Whenever a patch breaks an exploit, there’s a scramble to find a new one. When an exploit is relatively unknown is when you’re going to be able to slam out the most gold. Eventually two things are going to happen: the GMs will notice you, or worse, the competition notices you. At that point, people will start copying the method (increasing the odds of getting noticed) or blackmail you into explaining how the exploit works by threatening to snitch. A rival gold farmer might also have a more sophisticated AI that is harder to detect or better connections depending on the servers that they operate out of. Obviously, a cartel of gold farmers that regulated the sale of gold and services could manage prices effectively and maximize profits, but these fall apart the same way that any organized conspiracy does. Someone gets busted, something goes wrong, people talk, and everyone just goes back to fighting (121). Dibbell narrates one incident where a cartel tried to blackmail another into giving up their exploit or else be turned in. The farmers sucked as much gold as possible out of the system, moved it into safe accounts, and turned the exploit over to the GMs just to spite the rival group (242).

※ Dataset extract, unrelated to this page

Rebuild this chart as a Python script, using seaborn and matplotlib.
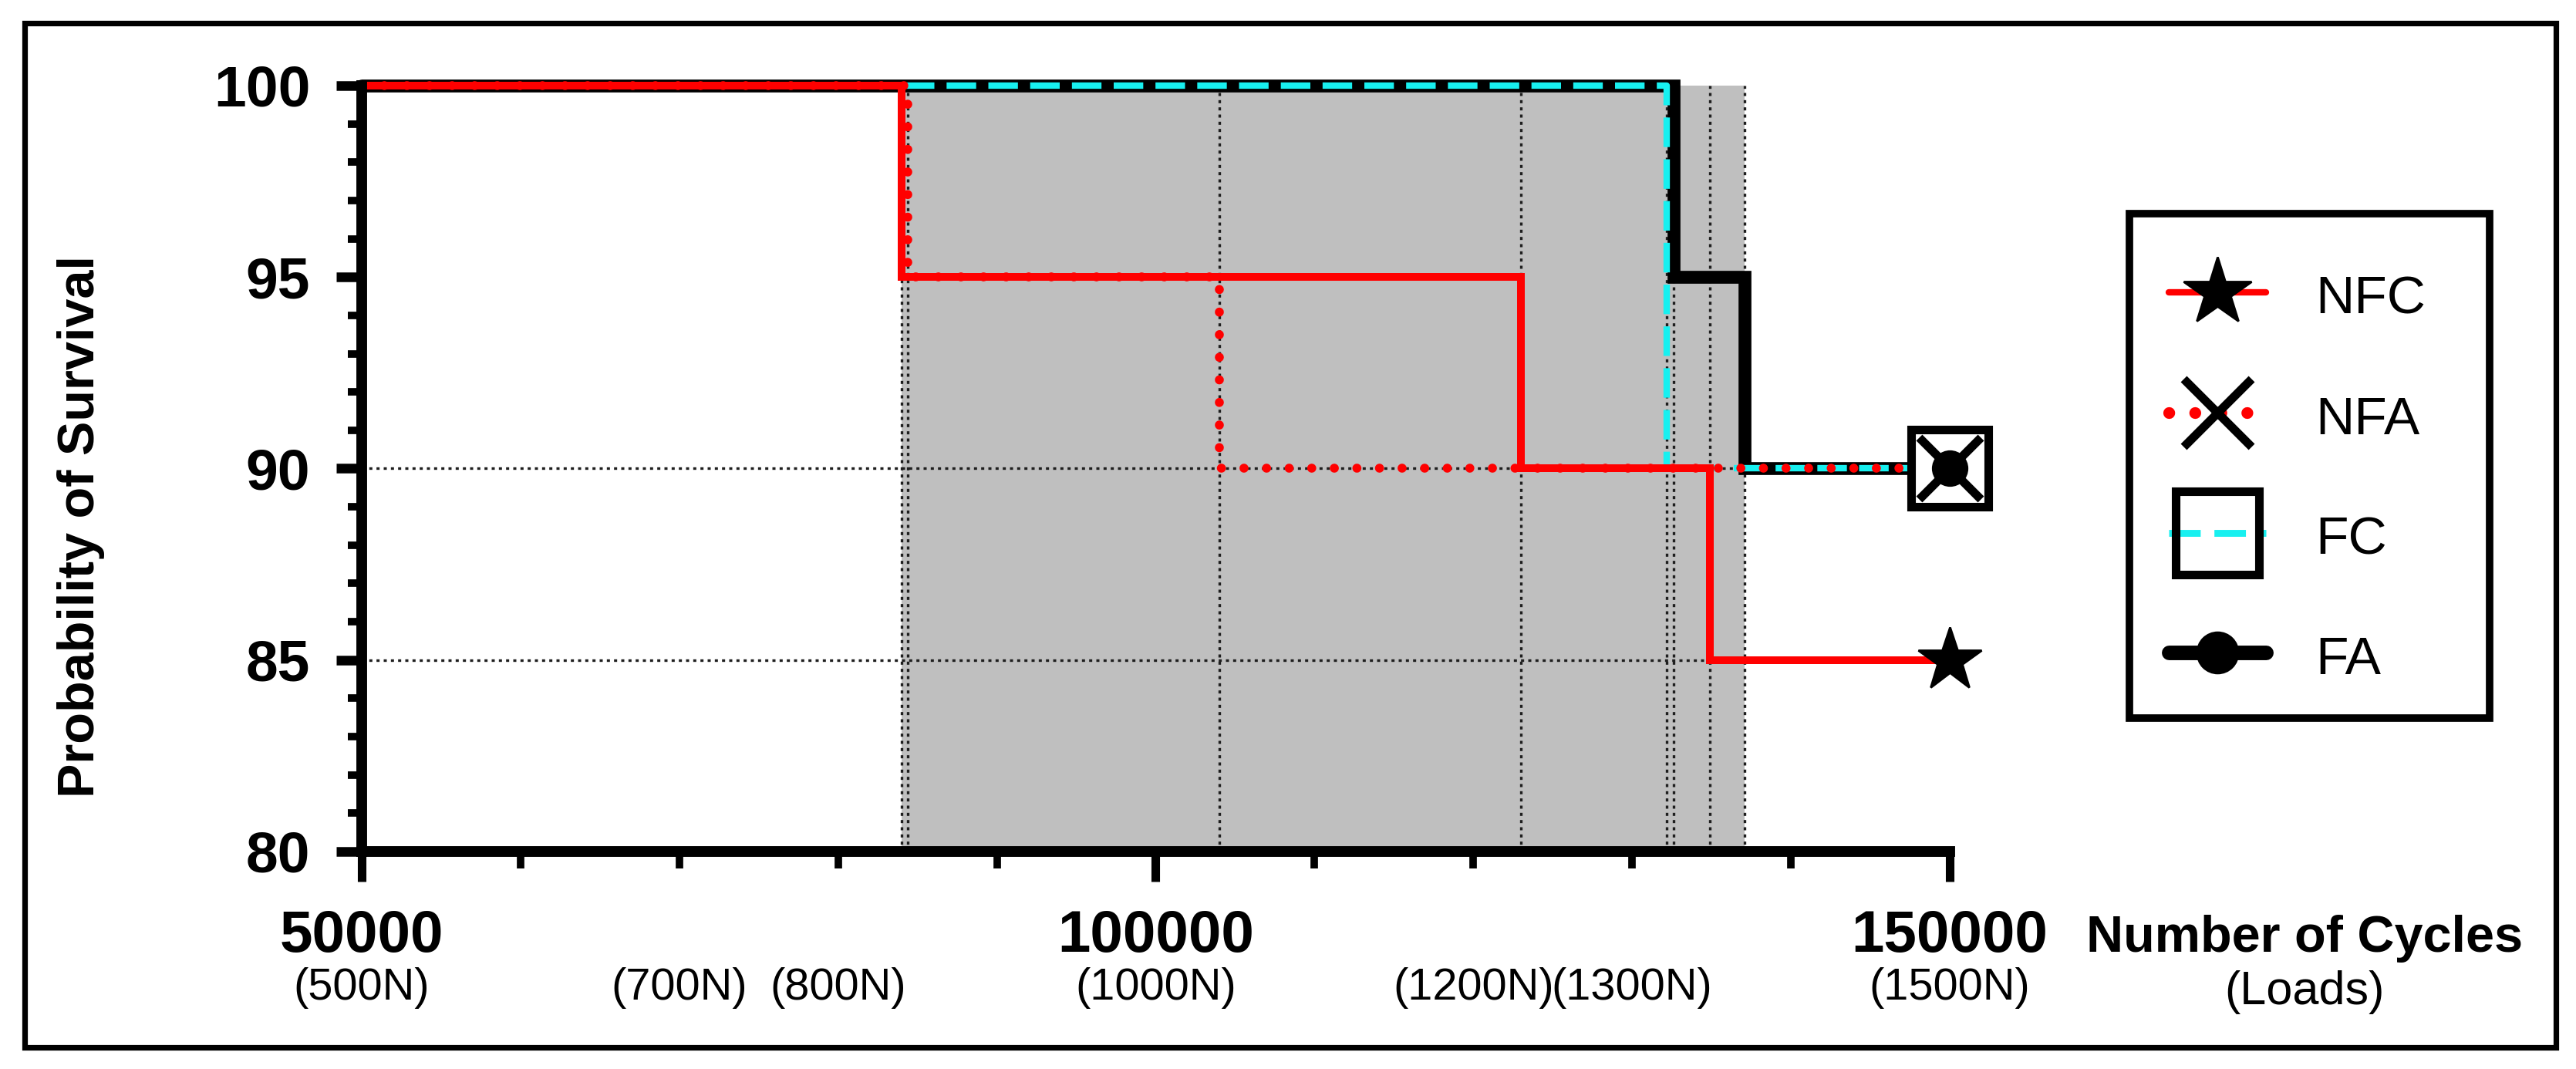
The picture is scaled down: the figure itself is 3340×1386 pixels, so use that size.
import numpy as np
import pandas as pd
import matplotlib
matplotlib.use("Agg")
import matplotlib.pyplot as plt
import seaborn as sns
from matplotlib.lines import Line2D
from matplotlib.patches import Rectangle

# ---------------- data ----------------
nfc_cycles = [50000, 84000, 123000, 134900, 150000]
nfc_surv = [100, 95, 90, 85, 85]
nfa_cycles = [50000, 84400, 104000, 150000]
nfa_surv = [100, 95, 90, 90]
fc_cycles = [50000, 132200, 150000]
fc_surv = [100, 90, 90]
fa_cycles = [50000, 132600, 137100, 150000]
fa_surv = [100, 95, 90, 90]

series_names = ["NFC", "NFA", "FC", "FA"]
major_ticks = [50000, 100000, 150000]
major_labels = ["50000", "100000", "150000"]
load_positions = [50000, 70000, 80000, 100000, 120000, 130000, 150000]
load_labels = ["(500N)", "(700N)", "(800N)", "(1000N)", "(1200N)", "(1300N)", "(1500N)"]
y_ticks = [80, 85, 90, 95, 100]
y_labels = ["80", "85", "90", "95", "100"]

# ---------------- style ----------------
sns.set_theme(style="ticks")
plt.rcParams["font.family"] = ["Liberation Sans", "DejaVu Sans"]
plt.rcParams["text.color"] = "black"
plt.rcParams["xtick.color"] = "black"
plt.rcParams["ytick.color"] = "black"
plt.rcParams["xtick.labelcolor"] = "black"
plt.rcParams["ytick.labelcolor"] = "black"

W, H, DPI = 3341, 1386, 200
fig = plt.figure(figsize=(W / DPI, H / DPI), dpi=DPI)
fig.patch.set_facecolor("white")

AX_L, AX_R, AX_T, AX_B = 469, 2528, 111, 1104
ax = fig.add_axes([AX_L / W, 1 - AX_B / H, (AX_R - AX_L) / W, (AX_B - AX_T) / H])
ax.set_facecolor("white")
ax.set_xlim(50000, 150000)
ax.set_ylim(80, 100)


def drops(xs, ys):
    return [x for x, y0, y1 in zip(xs[1:], ys[:-1], ys[1:]) if y1 < y0]


events = sorted(drops(nfc_cycles, nfc_surv) + drops(nfa_cycles, nfa_surv)
                + drops(fc_cycles, fc_surv) + drops(fa_cycles, fa_surv))
ax.axvspan(min(events), max(events), color="#bfbfbf", lw=0, zorder=0)

grid_kw = dict(color="#1e1e1e", lw=1.2, linestyle=(0, (1.2, 1.6)), zorder=1)
for ev in events:
    ax.plot([ev, ev], [80, 100], **grid_kw)
ax.plot([50000, max(drops(fa_cycles, fa_surv))], [90, 90], **grid_kw)
ax.plot([50000, max(drops(nfc_cycles, nfc_surv))], [85, 85], **grid_kw)

# ---------------- survival curves ----------------
df_fa = pd.DataFrame({"cycles": fa_cycles, "surv": fa_surv})
df_fc = pd.DataFrame({"cycles": fc_cycles, "surv": fc_surv})
df_nfc = pd.DataFrame({"cycles": nfc_cycles, "surv": nfc_surv})
df_nfa = pd.DataFrame({"cycles": nfa_cycles, "surv": nfa_surv})

RED, CYAN = "#ff0000", "#18f0f0"
FA_LW, FC_LW, NFC_LW, NFA_LW = 6.0, 3.0, 3.6, 4.2
FC_LS = (0, (4.6, 1.9))
NFA_LS = (0, (0.01, 2.5))

sns.lineplot(data=df_fa, x="cycles", y="surv", ax=ax, estimator=None,
             drawstyle="steps-post", color="black", lw=FA_LW, zorder=3,
             clip_on=False, solid_joinstyle="miter")
sns.lineplot(data=df_fc, x="cycles", y="surv", ax=ax, estimator=None,
             drawstyle="steps-post", color=CYAN, lw=FC_LW,
             linestyle=FC_LS, zorder=4, clip_on=False)
sns.lineplot(data=df_nfc, x="cycles", y="surv", ax=ax, estimator=None,
             drawstyle="steps-post", color=RED, lw=NFC_LW, zorder=5,
             clip_on=False, solid_joinstyle="miter")
sns.lineplot(data=df_nfa, x="cycles", y="surv", ax=ax, estimator=None,
             drawstyle="steps-post", color=RED, lw=NFA_LW,
             linestyle=NFA_LS, dash_capstyle="round", zorder=6, clip_on=False)

# end-of-test markers
ax.plot(fc_cycles[-1], fc_surv[-1], marker="s", ms=36, mfc="white", mec="black",
        mew=4.0, clip_on=False, zorder=7)
ax.plot(nfa_cycles[-1], nfa_surv[-1], marker="x", ms=29, mec="black", mew=4.0,
        clip_on=False, zorder=8)
ax.plot(fa_cycles[-1], fa_surv[-1], marker="o", ms=16, mfc="black", mec="black",
        clip_on=False, zorder=9)
ax.plot(nfc_cycles[-1], nfc_surv[-1], marker="*", ms=31, mfc="black", mec="black",
        clip_on=False, zorder=9)

# ---------------- axes ----------------
for s in ["top", "right"]:
    ax.spines[s].set_visible(False)
for s in ["left", "bottom"]:
    ax.spines[s].set_linewidth(5.0)
    ax.spines[s].set_color("black")
    ax.spines[s].set_zorder(10)
    ax.spines[s].set_capstyle("projecting")

ax.set_xticks(major_ticks)
ax.set_xticklabels(major_labels, fontsize=27.5, fontweight="bold")
ax.set_xticks(np.arange(50000, 150001, 10000), minor=True)
ax.set_yticks(y_ticks)
ax.set_yticklabels(y_labels, fontsize=27, fontweight="bold")
ax.set_yticks(np.arange(80, 101, 1), minor=True)
ax.tick_params(axis="x", which="major", length=14, width=4, pad=13, direction="out")
ax.tick_params(axis="x", which="minor", length=8, width=3.5, direction="out")
ax.tick_params(axis="y", which="major", length=12, width=4.5, pad=12, direction="out")
ax.tick_params(axis="y", which="minor", length=6.5, width=3.5, direction="out")
ax.set_xlabel("")
ax.set_ylabel("")
ax.grid(False)

AXH = AX_B - AX_T
for pos, lab in zip(load_positions, load_labels):
    ax.text(pos, -(1296 - AX_B) / AXH, lab, transform=ax.get_xaxis_transform(),
            ha="center", va="baseline", fontsize=20.8)

fig.text(2988 / W, 1 - 1234 / H, "Number of Cycles", ha="center", va="baseline",
         fontsize=24, fontweight="bold")
fig.text(2988 / W, 1 - 1302 / H, "(Loads)", ha="center", va="baseline", fontsize=22)
fig.text(105 / W, 1 - 683 / H, "Probability of Survival", rotation=90,
         ha="center", va="center", fontsize=24, fontweight="bold")

# ---------------- legend ----------------
handles = [
    Line2D([], [], color=RED, lw=3.0, marker="*", ms=33, mfc="black", mec="black"),
    Line2D([], [], color=RED, lw=5.5, linestyle=(0, (0.01, 2.2)),
           dash_capstyle="round", marker="x", ms=32, mec="black", mew=4.0),
    Line2D([], [], color=CYAN, lw=3.2, linestyle=(0, (4.6, 2.0)), marker="s",
           ms=39, mfc="none", mec="black", mew=4.0),
    Line2D([], [], color="black", lw=6.8, solid_capstyle="round", marker="o",
           ms=19, mfc="black", mec="black"),
]
fig.add_artist(Rectangle((2761 / W, 1 - 931 / H), (3228 - 2761) / W, (931 - 277) / H,
                         transform=fig.transFigure, fill=False, ec="black", lw=3.5))
fig.legend(handles, series_names, loc="upper left",
           bbox_to_anchor=(2812 / W, 1 - 352 / H), bbox_transform=fig.transFigure,
           frameon=False, fontsize=25, borderpad=0, borderaxespad=0,
           handlelength=1.82, handleheight=1.0, handletextpad=0.92,
           labelspacing=1.25)

# outer frame
fig.add_artist(Rectangle((32 / W, 1 - 1358 / H), (3314 - 32) / W, (1358 - 30) / H,
                         transform=fig.transFigure, fill=False, ec="black", lw=2.6))

fig.savefig("out.png", dpi=DPI, facecolor="white")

Latter portions of the book are just Dibbell reposting stuff from his blog, which is a bit whiny and slowly shifts to talking about very personal problems. Dibbell had a rough year in 2004, and he ties all of this into his existential musings while discussing the business of Gold Farmer. The book concludes with his project failing to meet profit goals (255), If you have any fantasies about gold farming full time, Play Money is a reminder that it is a very, very tough business. Ultimately, Dibbell comes across as more writer than entrepreneur, and it shows during the long existential rambles about "What is real?" and whether or not the IRS is going to care about all of this. In that sense, the book is entertaining because you learn along with him how to be competitive in an MMO grey market while questioning the morality of such a thing. To be honest, if you’ve read one existential diatribe about how we’re supposed to feel about virtual goods, you’ve read them all. People will cough up real money for this stuff, and that’s more than enough explanation for most people.